Природа, однако, требовала более полного удовлетворения. Однажды, когда, несмотря на все Donnerwetter! и Gott im Himmel! расточаемые мастером пера Кудратьевым, я покрыл чернильными пятнами лист с каллиграфическими упражнениями, зов крови настолько овладел мною, что, отбросив перо, я бросился вон из комнаты. Я не знал, в какую сторону мне податься, но инстинкт повелителя и хозяина вел меня прямо на половину прислуги, в старые конюшни, куда можно было пройти через галерею третьего этажа. Есть в жизни мгновения, когда вдохновение направляет руку Судьбы, быть может, потому, что означенная дама в это время занята где-то в другом месте. Я открыл наугад одну из дверей и оказался в комнате Парашки, одной из горничных Терезины, которая большей частью занималась нарядами своей хозяйки, ее волосами, лентами, платьями, духами и мушками. Так вышло, что Парашка как раз в этот момент стояла на четвереньках, протирая мокрой тряпкой паркет. Прямо передо мной возвышался мощный круп русской крестьянки. Я издал глухой воинственный клич и упал на колени за ее спиной с таким неистовством, что мои бедные колени болели после этого падения еще два дня. Застигнутая врасплох, Парашка была совершенно парализована страхом и начала голосить, лишь когда намерения барчука обнаружились совершенно явственно. На ее крики, без сомнения, сбежалась бы вся прислуга, если бы в момент вдохновения я не прошептал ей торопливо:
– Парашка, я тебя люблю, я не могу без тебя жить, я мечтаю о тебе день и ночь!
– Правда?
– Конечно правда, и еще – завтра мы пойдем на рынок и ты выберешь для себя любые ленты, какие тебе только понравятся!

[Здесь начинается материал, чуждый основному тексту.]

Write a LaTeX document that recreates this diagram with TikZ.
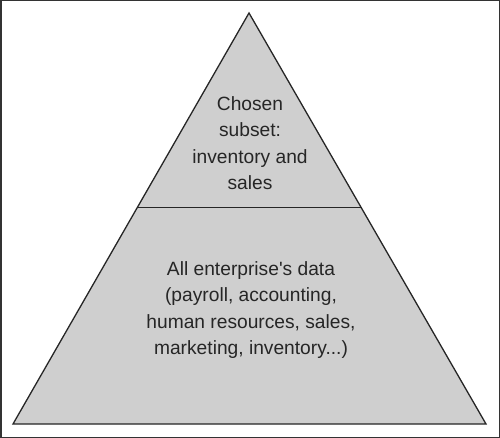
\documentclass[tikz,border=0pt]{standalone}
\usepackage{fontspec}
\newfontfamily\lblfont{Liberation Sans}
\begin{document}
\begin{tikzpicture}[x=1pt,y=-1pt,
  frame/.style={draw=black!80,line width=1.5pt},
  pyr/.style={draw=black!85,line width=1.3pt,fill=black!19,line join=miter},
  divider/.style={draw=black!85,line width=1.3pt},
  lbl/.style={align=center,font=\lblfont\fontsize{19.2}{26.5}\selectfont,text=black!85,inner sep=0pt}]
\useasboundingbox (0,0) rectangle (500,438);
\draw[frame] (0.75,0.75) rectangle (499.25,437.25);
\coordinate (apex) at (249,13);
\coordinate (bl) at (13,424);
\coordinate (br) at (486,424);
\draw[pyr] (apex) -- (bl) -- (br) -- cycle;
\path (apex) -- (bl) coordinate[pos=0.473] (dl);
\path (apex) -- (br) coordinate[pos=0.473] (dr);
\draw[divider] (dl) -- (dr);
\node[lbl] (top) at (250,143) {Chosen\\subset:\\inventory and\\sales};
\node[lbl] (bottom) at (251,310) {All enterprise's data\\(payroll, accounting,\\human resources, sales,\\marketing, inventory...)};
\end{tikzpicture}
\end{document}
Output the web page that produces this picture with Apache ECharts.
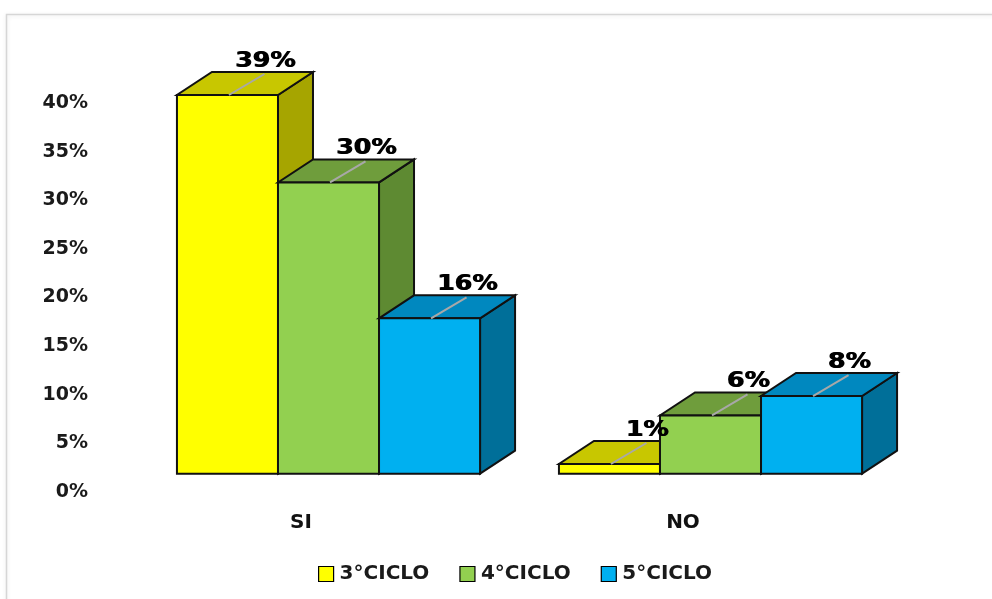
<!DOCTYPE html>
<html>
<head>
<meta charset="utf-8">
<style>
  html, body { margin: 0; padding: 0; background: #fff; }
  #chart { width: 992px; height: 599px; }
</style>
<script src="https://cdn.jsdelivr.net/npm/echarts@6/dist/echarts.min.js"></script>
</head>
<body>
<div id="chart"></div>
<script>
// Categories and percentages per cycle
const categories = ['SI', 'NO'];
const seriesNames = ['3°CICLO', '4°CICLO', '5°CICLO'];
const ciclo3 = [39, 1];
const ciclo4 = [30, 6];
const ciclo5 = [16, 8];
const yMin = 0, yMax = 40, yStep = 5;

// face colours: front, top, side
const palettes = [
  { front: '#ffff00', top: '#c8c700', side: '#a6a500' },
  { front: '#92d050', top: '#6f9d3c', side: '#5e8a32' },
  { front: '#00b0f0', top: '#0088bf', side: '#006f99' }
];

const FONT = '"DejaVu Sans", Verdana, sans-serif';
const EDGE = '#111111';

// heavy value label: the same bold text painted twice, a hair apart
function valueLabel(text, x, y, shift) {
  return {
    type: 'text', z2: 60,
    x: x + shift, y: y,
    scaleX: 1.15,
    style: {
      x: 0, y: 0,
      text: text,
      fill: '#000',
      fontFamily: FONT,
      fontWeight: 'bold',
      fontSize: 22,
      align: 'center',
      verticalAlign: 'middle'
    }
  };
}

function boxRenderer(slot, pal) {
  return function (params, api) {
    const ci = api.value(0);
    const v = api.value(1);
    const base = api.coord([ci, 0]);
    const topPt = api.coord([ci, v]);
    const band = api.size([1, 0])[0];
    const bw = band * 0.2645;
    const lift = 18;           // floor raised above the axis baseline
    const dx = 35, dy = -23;   // depth projection
    const x0 = base[0] + band * 0.072 - 1.5 * bw + slot * bw;
    const x1 = x0 + bw;
    const yb = base[1] - lift;
    const yt = topPt[1] - lift;
    const stroke = { stroke: EDGE, lineWidth: 2, lineJoin: 'miter' };
    const zb = slot * 3;
    const cx = (x0 + x1) / 2;
    return {
      type: 'group',
      children: [
        {
          type: 'polygon', z2: zb,
          shape: { points: [[x1, yb], [x1 + dx, yb + dy], [x1 + dx, yt + dy], [x1, yt]] },
          style: Object.assign({ fill: pal.side }, stroke)
        },
        {
          type: 'polygon', z2: zb + 1,
          shape: { points: [[x0, yt], [x1, yt], [x1 + dx, yt + dy], [x0 + dx, yt + dy]] },
          style: Object.assign({ fill: pal.top }, stroke)
        },
        {
          type: 'rect', z2: zb + 2,
          shape: { x: x0, y: yt, width: bw, height: yb - yt },
          style: Object.assign({ fill: pal.front }, stroke)
        },
        {
          type: 'line', z2: 50,
          shape: { x1: cx + 1.5, y1: yt, x2: cx + 37, y2: yt - 21 },
          style: { stroke: '#a8a8a8', lineWidth: 2 }
        },
        valueLabel(v + '%', cx + 38, yt - 34, -0.5),
        valueLabel(v + '%', cx + 38, yt - 34, 0.5)
      ]
    };
  };
}

const seriesValues = [ciclo3, ciclo4, ciclo5];

const chart = echarts.init(document.getElementById('chart'), null, { renderer: 'canvas' });

chart.setOption({
  backgroundColor: '#ffffff',
  animation: false,
  graphic: [
    {
      type: 'rect',
      left: 4, top: 12,
      shape: { width: 1100, height: 700 },
      style: {
        fill: 'none',
        stroke: '#d6d6d6',
        lineWidth: 1.5,
        shadowColor: 'rgba(0,0,0,0.10)',
        shadowBlur: 4,
        shadowOffsetY: 1
      },
      silent: true
    }
  ],
  grid: { left: 110, top: 103.3, width: 764, height: 388.4, containLabel: false },
  legend: {
    data: seriesNames,
    left: 313,
    top: 559,
    icon: 'rect',
    itemWidth: 15,
    itemHeight: 15,
    itemGap: 30,
    itemStyle: { borderColor: '#000', borderWidth: 1.2 },
    textStyle: { fontFamily: FONT, fontWeight: 'bold', fontSize: 20, color: '#1a1a1a', padding: [0, 0, 0, 1] }
  },
  xAxis: {
    type: 'category',
    data: categories,
    axisLine: { show: false },
    axisTick: { show: false },
    splitLine: { show: false },
    axisLabel: { fontFamily: FONT, fontWeight: 'bold', fontSize: 20, color: '#111', margin: 21 }
  },
  yAxis: {
    type: 'value',
    min: yMin, max: yMax, interval: yStep,
    axisLine: { show: false },
    axisTick: { show: false },
    splitLine: { show: false },
    axisLabel: {
      formatter: '{value}%',
      fontFamily: FONT, fontWeight: 'bold', fontSize: 19, color: '#1a1a1a', margin: 22
    }
  },
  series: seriesNames.map(function (name, i) {
    return {
      name: name,
      type: 'custom',
      itemStyle: { color: palettes[i].front, borderColor: '#000', borderWidth: 1 },
      renderItem: boxRenderer(i, palettes[i]),
      encode: { x: 0, y: 1 },
      data: seriesValues[i].map(function (v, ci) { return [ci, v]; })
    };
  })
});
</script>
</body>
</html>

Не льщу себя надеждой на то, что я предъявил ей сколь-нибудь необычные доказательства своей страсти, но я тогда только учился изъясняться на языке сердца, и нельзя отрицать, что я выказал в этом деле определенную ловкость. Женщины прислушиваются к нашептываниям, исходящим из глубины души, и искусство обольщения требует утонченности.
Парашка, во всяком случае, решила, что будет благоразумнее избежать скандала. Я был лишь немного удивлен тем, что, пока я парил в облаках, она продолжала тереть пол тряпкой.